— Start —

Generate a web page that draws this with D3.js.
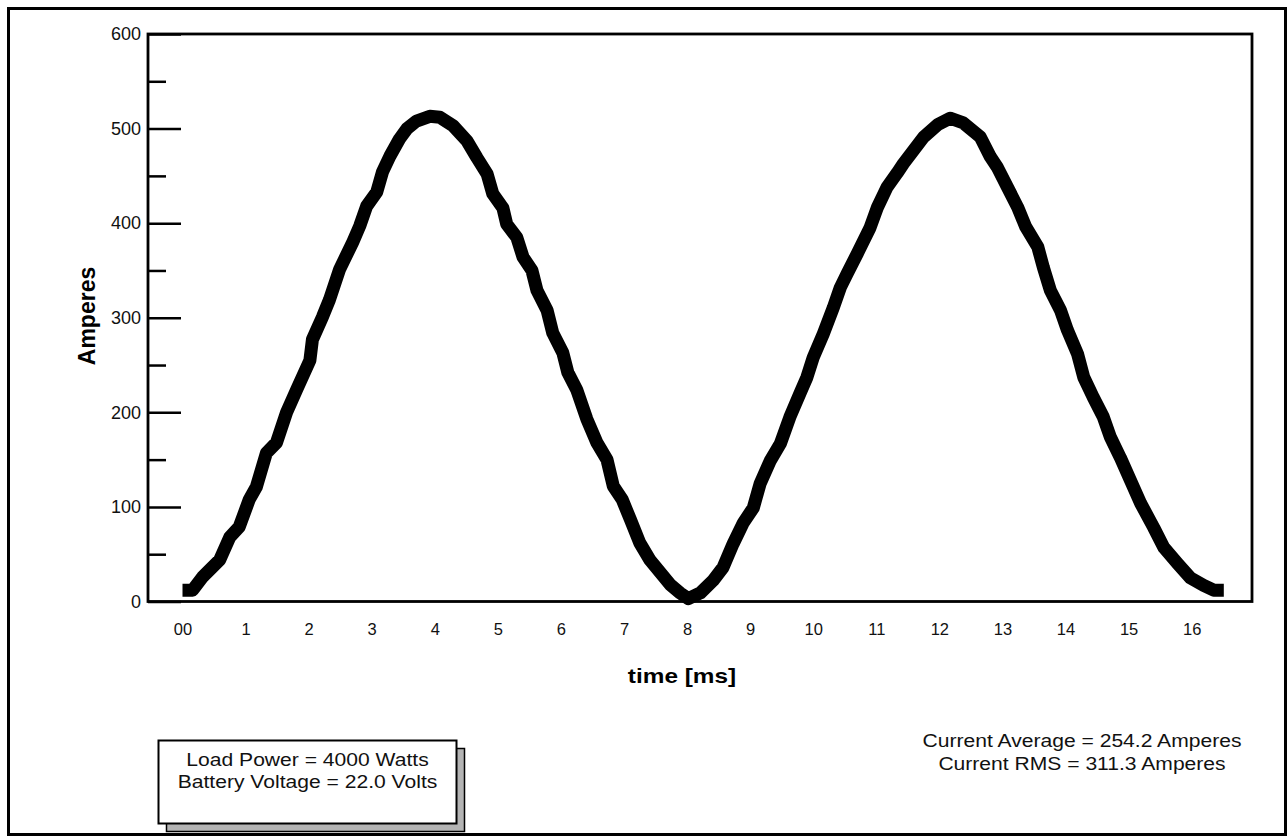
<!DOCTYPE html>
<html>
<head>
<meta charset="utf-8">
<script src="https://cdn.jsdelivr.net/npm/d3@7"></script>
<style>
  body { margin: 0; background: #fff; }
  svg { display: block; font-family: "Liberation Sans", Arial, Helvetica, sans-serif; }
</style>
</head>
<body>
<svg id="chart" width="1288" height="836"></svg>
<script>
// --- data (time in ms, current in A) ---
const timeMs = [
  0, 0.16, 0.32, 0.59, 0.75, 0.9, 1.06, 1.17, 1.33, 1.49, 1.65, 1.81, 2.02, 2.06, 2.22, 2.33,
  2.49, 2.7, 2.81, 2.92, 3.08, 3.17, 3.29, 3.44, 3.56, 3.71, 3.92, 4.08, 4.29, 4.51, 4.67, 4.83,
  4.92, 5.08, 5.14, 5.3, 5.4, 5.54, 5.62, 5.78, 5.87, 6.03, 6.11, 6.25, 6.41, 6.57, 6.73, 6.83,
  6.97, 7.1, 7.25, 7.41, 7.57, 7.73, 7.89, 8.02, 8.21, 8.41, 8.57, 8.73, 8.89, 9.05, 9.16, 9.32,
  9.48, 9.63, 9.79, 9.9, 10.0, 10.16, 10.32, 10.43, 10.54, 10.7, 10.9, 11.02, 11.17, 11.33, 11.43,
  11.59, 11.75, 11.97, 12.17, 12.38, 12.65, 12.81, 12.92, 13.08, 13.24, 13.37, 13.56, 13.65, 13.76,
  13.92, 14.03, 14.19, 14.29, 14.44, 14.6, 14.71, 14.87, 15.03, 15.19, 15.4, 15.56, 15.78, 15.98,
  16.19, 16.35, 16.51
];
const amps = [
  12, 12, 26, 44, 68, 79, 108, 121, 157, 168, 200, 224, 255, 277, 301, 319,
  351, 380, 397, 418, 433, 454, 471, 489, 500, 508, 513, 512, 503, 487, 469, 452,
  431, 416, 399, 385, 364, 350, 329, 308, 284, 263, 242, 224, 193, 168, 150, 122,
  108, 87, 62, 44, 31, 18, 9, 3, 9, 22, 36, 61, 83, 99, 125, 149,
  167, 195, 220, 237, 258, 283, 311, 332, 347, 368, 395, 417, 438, 453, 463,
  477, 491, 504, 511, 506, 491, 470, 459, 438, 417, 396, 375, 353, 329,
  308, 287, 262, 237, 216, 195, 174, 152, 128, 104, 78, 57, 40, 25,
  17, 12, 12
];

const xTickValues = [0, 1, 2, 3, 4, 5, 6, 7, 8, 9, 10, 11, 12, 13, 14, 15, 16];
const xTickLabels = ['00', '1', '2', '3', '4', '5', '6', '7', '8', '9', '10', '11', '12', '13', '14', '15', '16'];
const yMajorTicks = [0, 100, 200, 300, 400, 500, 600];
const yMinorTicks = [50, 150, 250, 350, 450, 550];

const leftNotes = ['Load Power = 4000 Watts', 'Battery Voltage = 22.0 Volts'];
const rightNotes = ['Current Average = 254.2 Amperes', 'Current RMS = 311.3 Amperes'];

const svg = d3.select('#chart');
const plot = { left: 148, right: 1252, top: 34, bottom: 601.5 };

const x = d3.scaleLinear().domain([-0.547, 16.957]).range([plot.left, plot.right]);
const y = d3.scaleLinear().domain([0, 600]).range([plot.bottom, plot.top]);

// outer frame
svg.append('rect')
  .attr('x', 8.5).attr('y', 8.5).attr('width', 1277).attr('height', 826)
  .attr('fill', 'none').attr('stroke', '#000').attr('stroke-width', 3);

// y axis: big ticks every 100, small ones between, both pointing into the plot
const yAxis = svg.append('g')
  .attr('transform', `translate(${plot.left},0)`)
  .call(d3.axisLeft(y).tickValues(yMajorTicks).tickSize(-33).tickPadding(7).tickFormat(d3.format('d')));
svg.append('g')
  .attr('transform', `translate(${plot.left},0)`)
  .call(d3.axisLeft(y).tickValues(yMinorTicks).tickSize(-18).tickFormat(''))
  .call(g => g.select('.domain').remove());
svg.selectAll('.tick line').attr('stroke', '#000').attr('stroke-width', 2.5);
yAxis.select('.domain').remove();
yAxis.selectAll('text').attr('font-size', 18).attr('fill', '#111').attr('font-family', null);

// x axis: labels only
const xAxis = svg.append('g')
  .attr('transform', `translate(0,${plot.bottom})`)
  .call(d3.axisBottom(x).tickValues(xTickValues).tickSize(0).tickPadding(22)
    .tickFormat((d, i) => xTickLabels[i]));
xAxis.select('.domain').remove();
xAxis.selectAll('text').attr('font-size', 16.5).attr('fill', '#111').attr('font-family', null);

// plot frame
svg.append('rect')
  .attr('x', plot.left).attr('y', plot.top)
  .attr('width', plot.right - plot.left).attr('height', plot.bottom - plot.top)
  .attr('fill', 'none').attr('stroke', '#000').attr('stroke-width', 2.8);

// the current waveform
const line = d3.line().x(i => x(timeMs[i])).y(i => y(amps[i]));
svg.append('path')
  .datum(d3.range(timeMs.length))
  .attr('d', line)
  .attr('fill', 'none')
  .attr('stroke', '#000')
  .attr('stroke-width', 13)
  .attr('stroke-linejoin', 'round')
  .attr('stroke-linecap', 'butt');

// axis titles
svg.append('text')
  .attr('transform', 'translate(682,683) scale(1.16,1)')
  .attr('text-anchor', 'middle')
  .attr('font-size', 21).attr('font-weight', 'bold')
  .text('time [ms]');
svg.append('text')
  .attr('transform', 'translate(95,316) rotate(-90)')
  .attr('text-anchor', 'middle')
  .attr('font-size', 23).attr('font-weight', 'bold')
  .text('Amperes');

// boxed note with drop shadow
svg.append('rect')
  .attr('x', 166.5).attr('y', 748.5).attr('width', 298).attr('height', 83)
  .attr('fill', '#b4b4b4').attr('stroke', '#000').attr('stroke-width', 1.5);
svg.append('rect')
  .attr('x', 158.5).attr('y', 740.5).attr('width', 298).attr('height', 83)
  .attr('fill', '#fff').attr('stroke', '#000').attr('stroke-width', 2);
leftNotes.forEach((t, i) => {
  svg.append('text')
    .attr('transform', `translate(307.5,${766 + i * 21.5}) scale(1.14,1)`)
    .attr('text-anchor', 'middle')
    .attr('font-size', 18.5).attr('fill', '#111')
    .text(t);
});

rightNotes.forEach((t, i) => {
  svg.append('text')
    .attr('transform', `translate(1082,${747 + i * 23}) scale(1.14,1)`)
    .attr('text-anchor', 'middle')
    .attr('font-size', 18.5).attr('fill', '#111')
    .text(t);
});
</script>
</body>
</html>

— End —

What needs to be done:
Copy the data word for word. Pictures do not go in the copy.

Response for this exercise:
Generate a web page that draws this with D3.js.
<!DOCTYPE html>
<html>
<head>
<meta charset="utf-8">
<script src="https://cdn.jsdelivr.net/npm/d3@7"></script>
<style>
  body { margin: 0; background: #fff; }
  svg { display: block; font-family: "Liberation Sans", Arial, Helvetica, sans-serif; }
</style>
</head>
<body>
<svg id="chart" width="1288" height="836"></svg>
<script>
// --- data (time in ms, current in A) ---
const timeMs = [
  0, 0.16, 0.32, 0.59, 0.75, 0.9, 1.06, 1.17, 1.33, 1.49, 1.65, 1.81, 2.02, 2.06, 2.22, 2.33,
  2.49, 2.7, 2.81, 2.92, 3.08, 3.17, 3.29, 3.44, 3.56, 3.71, 3.92, 4.08, 4.29, 4.51, 4.67, 4.83,
  4.92, 5.08, 5.14, 5.3, 5.4, 5.54, 5.62, 5.78, 5.87, 6.03, 6.11, 6.25, 6.41, 6.57, 6.73, 6.83,
  6.97, 7.1, 7.25, 7.41, 7.57, 7.73, 7.89, 8.02, 8.21, 8.41, 8.57, 8.73, 8.89, 9.05, 9.16, 9.32,
  9.48, 9.63, 9.79, 9.9, 10.0, 10.16, 10.32, 10.43, 10.54, 10.7, 10.9, 11.02, 11.17, 11.33, 11.43,
  11.59, 11.75, 11.97, 12.17, 12.38, 12.65, 12.81, 12.92, 13.08, 13.24, 13.37, 13.56, 13.65, 13.76,
  13.92, 14.03, 14.19, 14.29, 14.44, 14.6, 14.71, 14.87, 15.03, 15.19, 15.4, 15.56, 15.78, 15.98,
  16.19, 16.35, 16.51
];
const amps = [
  12, 12, 26, 44, 68, 79, 108, 121, 157, 168, 200, 224, 255, 277, 301, 319,
  351, 380, 397, 418, 433, 454, 471, 489, 500, 508, 513, 512, 503, 487, 469, 452,
  431, 416, 399, 385, 364, 350, 329, 308, 284, 263, 242, 224, 193, 168, 150, 122,
  108, 87, 62, 44, 31, 18, 9, 3, 9, 22, 36, 61, 83, 99, 125, 149,
  167, 195, 220, 237, 258, 283, 311, 332, 347, 368, 395, 417, 438, 453, 463,
  477, 491, 504, 511, 506, 491, 470, 459, 438, 417, 396, 375, 353, 329,
  308, 287, 262, 237, 216, 195, 174, 152, 128, 104, 78, 57, 40, 25,
  17, 12, 12
];

const xTickValues = [0, 1, 2, 3, 4, 5, 6, 7, 8, 9, 10, 11, 12, 13, 14, 15, 16];
const xTickLabels = ['00', '1', '2', '3', '4', '5', '6', '7', '8', '9', '10', '11', '12', '13', '14', '15', '16'];
const yMajorTicks = [0, 100, 200, 300, 400, 500, 600];
const yMinorTicks = [50, 150, 250, 350, 450, 550];

const leftNotes = ['Load Power = 4000 Watts', 'Battery Voltage = 22.0 Volts'];
const rightNotes = ['Current Average = 254.2 Amperes', 'Current RMS = 311.3 Amperes'];

const svg = d3.select('#chart');
const plot = { left: 148, right: 1252, top: 34, bottom: 601.5 };

const x = d3.scaleLinear().domain([-0.547, 16.957]).range([plot.left, plot.right]);
const y = d3.scaleLinear().domain([0, 600]).range([plot.bottom, plot.top]);

// outer frame
svg.append('rect')
  .attr('x', 8.5).attr('y', 8.5).attr('width', 1277).attr('height', 826)
  .attr('fill', 'none').attr('stroke', '#000').attr('stroke-width', 3);

// y axis: big ticks every 100, small ones between, both pointing into the plot
const yAxis = svg.append('g')
  .attr('transform', `translate(${plot.left},0)`)
  .call(d3.axisLeft(y).tickValues(yMajorTicks).tickSize(-33).tickPadding(7).tickFormat(d3.format('d')));
svg.append('g')
  .attr('transform', `translate(${plot.left},0)`)
  .call(d3.axisLeft(y).tickValues(yMinorTicks).tickSize(-18).tickFormat(''))
  .call(g => g.select('.domain').remove());
svg.selectAll('.tick line').attr('stroke', '#000').attr('stroke-width', 2.5);
yAxis.select('.domain').remove();
yAxis.selectAll('text').attr('font-size', 18).attr('fill', '#111').attr('font-family', null);

// x axis: labels only
const xAxis = svg.append('g')
  .attr('transform', `translate(0,${plot.bottom})`)
  .call(d3.axisBottom(x).tickValues(xTickValues).tickSize(0).tickPadding(22)
    .tickFormat((d, i) => xTickLabels[i]));
xAxis.select('.domain').remove();
xAxis.selectAll('text').attr('font-size', 16.5).attr('fill', '#111').attr('font-family', null);

// plot frame
svg.append('rect')
  .attr('x', plot.left).attr('y', plot.top)
  .attr('width', plot.right - plot.left).attr('height', plot.bottom - plot.top)
  .attr('fill', 'none').attr('stroke', '#000').attr('stroke-width', 2.8);

// the current waveform
const line = d3.line().x(i => x(timeMs[i])).y(i => y(amps[i]));
svg.append('path')
  .datum(d3.range(timeMs.length))
  .attr('d', line)
  .attr('fill', 'none')
  .attr('stroke', '#000')
  .attr('stroke-width', 13)
  .attr('stroke-linejoin', 'round')
  .attr('stroke-linecap', 'butt');

// axis titles
svg.append('text')
  .attr('transform', 'translate(682,683) scale(1.16,1)')
  .attr('text-anchor', 'middle')
  .attr('font-size', 21).attr('font-weight', 'bold')
  .text('time [ms]');
svg.append('text')
  .attr('transform', 'translate(95,316) rotate(-90)')
  .attr('text-anchor', 'middle')
  .attr('font-size', 23).attr('font-weight', 'bold')
  .text('Amperes');

// boxed note with drop shadow
svg.append('rect')
  .attr('x', 166.5).attr('y', 748.5).attr('width', 298).attr('height', 83)
  .attr('fill', '#b4b4b4').attr('stroke', '#000').attr('stroke-width', 1.5);
svg.append('rect')
  .attr('x', 158.5).attr('y', 740.5).attr('width', 298).attr('height', 83)
  .attr('fill', '#fff').attr('stroke', '#000').attr('stroke-width', 2);
leftNotes.forEach((t, i) => {
  svg.append('text')
    .attr('transform', `translate(307.5,${766 + i * 21.5}) scale(1.14,1)`)
    .attr('text-anchor', 'middle')
    .attr('font-size', 18.5).attr('fill', '#111')
    .text(t);
});

rightNotes.forEach((t, i) => {
  svg.append('text')
    .attr('transform', `translate(1082,${747 + i * 23}) scale(1.14,1)`)
    .attr('text-anchor', 'middle')
    .attr('font-size', 18.5).attr('fill', '#111')
    .text(t);
});
</script>
</body>
</html>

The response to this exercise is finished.